Are you using the Thrive low-tech version, in which case following the directions should be fine? Excel is a good way to supplement carbon in a low-tech tank. Has this tank always struggled or is it a new issue (I see two different statements regarding this)?
Light is among the most important aspects. Can you tell us what your PAR is at the substrate? You can read about PAR here: https://www.plantedtank.net/forums/1...ml#post1951160
. To find your PAR, you may have to search the forum, for your particular light, to see if others have quantified it. It could be that you have too much light for a low-tech tank.
Your KH, if it is actually zero (test kits can fool you) would probably be better a little higher.
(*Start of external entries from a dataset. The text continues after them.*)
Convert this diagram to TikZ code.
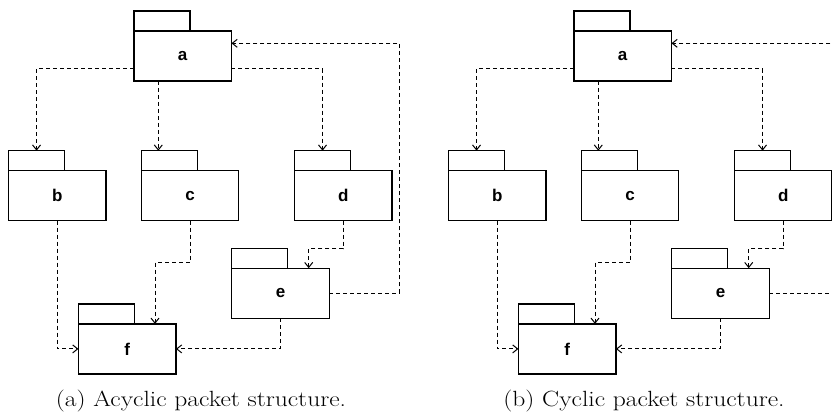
\documentclass[tikz,border=0pt]{standalone}
\usepackage{fontspec}
\newfontfamily\labelfont{Liberation Sans}
\usetikzlibrary{arrows.meta}

\tikzset{
  pkgbody/.style={draw, line width=1.3pt, minimum width=97.5pt, minimum height=50pt,
    inner sep=0pt, outer sep=0pt, font=\labelfont\bfseries\fontsize{17}{19}\selectfont},
  pkgtab/.style={draw, line width=1.3pt, minimum width=56pt, minimum height=20pt,
    inner sep=0pt, outer sep=0pt, anchor=south west},
  dep/.style={line width=1pt, dash pattern=on 4pt off 3pt,
    -{Straight Barb[length=5pt,width=8pt,line width=1pt]}},
  caption/.style={anchor=base, font=\fontsize{22}{24}\selectfont}
}

% One package graph; #1 = name prefix, #2 = horizontal offset
\newcommand\pkggraph[2]{%
  \begin{scope}[xshift=#2]
    \node[pkgbody] (#1a) at (182.7,56)    {a};
    \node[pkgbody] (#1b) at (57.3,195.7)  {b};
    \node[pkgbody] (#1c) at (190,195.7)   {c};
    \node[pkgbody] (#1d) at (343.3,195.7) {d};
    \node[pkgbody] (#1e) at (280.5,293.2) {e};
    \node[pkgbody] (#1f) at (127.2,348.9) {f};
    \foreach \p in {a,b,c,d,e,f}
      \node[pkgtab] (#1\p t) at (#1\p.north west) {};
    \coordinate (#1cf) at (155,262.3);
    \coordinate (#1de) at (308.7,248.7);
    \coordinate (#1ea) at (399.3,43.3);
    % dependencies leaving a
    \draw[dep] ([yshift=-12.7pt]#1a.west) -| (#1bt.north);
    \draw[dep] ([xshift=-24.4pt]#1a.south) -- ([xshift=-24.4pt]#1a.south |- #1ct.north);
    \draw[dep] ([yshift=-12.7pt]#1a.east) -| (#1dt.north);
    % dependencies into f and e
    \draw[dep] (#1b.south) |- (#1f.west);
    \draw[dep] (#1c.south) |- (#1cf) -- (#1cf |- #1f.north);
    \draw[dep] (#1d.south) |- (#1de) -- (#1de |- #1e.north);
    \draw[dep] (#1e.south) |- (#1f.east);
    % back edge from e to a
    \draw[dep] (#1e.east) -| (#1ea) -- (#1ea -| #1a.east);
  \end{scope}}

\begin{document}
\begin{tikzpicture}[x=1pt, y=-1pt]
  \useasboundingbox (0,0) rectangle (832,414);
  \clip (0,0) rectangle (832,414);
  \pkggraph{L}{0pt}
  \pkggraph{R}{440pt}
  \node[caption] (capa) at (201,406) {\scalebox{1.16}[1]{(a) Acyclic packet structure.}};
  \node[caption] (capb) at (644,406) {\scalebox{1.16}[1]{(b) Cyclic packet structure.}};
\end{tikzpicture}
\end{document}
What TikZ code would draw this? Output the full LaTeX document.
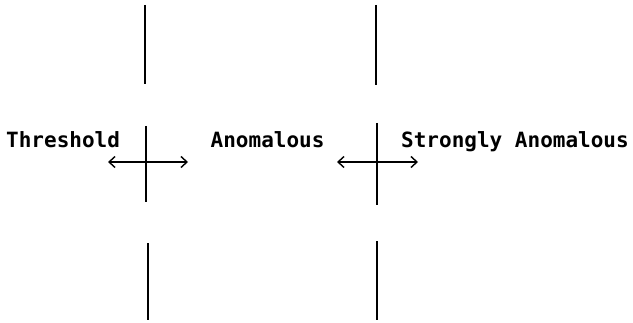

I would check your water source to see if you get the same results and let us know what you find. It is not critical to the plants what the KH is (calcium is measured within the GH, not the KH). However, if you actually have no bicarbonates, your BB could be struggling. You don’t need much. Many of us, including me, have KH less than 1 dKH. To raise it, add either sodium (baking soda) bicarbonate or potassium bicarbonate.
Unless you are willing to change the carbon every week (it only last about that long), you may want to try Purigen to help remove the organics that can make algae harder to control. Long term, it is healthy plants that control algae.
You should have enough circulation that the plants can be seen moving from top to bottom, very gently. You should also have the surface of the water rippling (not breaking) well to encourage gas exchange.
Make sure the tank is free of detritus and clean your filter weekly until you get a handle on how often it is needed.
Nitrate is ok. Many of us run in this area, although many of us also run in the 10 ppm area. Given your low bio-load (1 fish), 40 ppm NO3 does indicate that you may be overdosing the Thrive. You may also want to pick-up a PO4 test kit.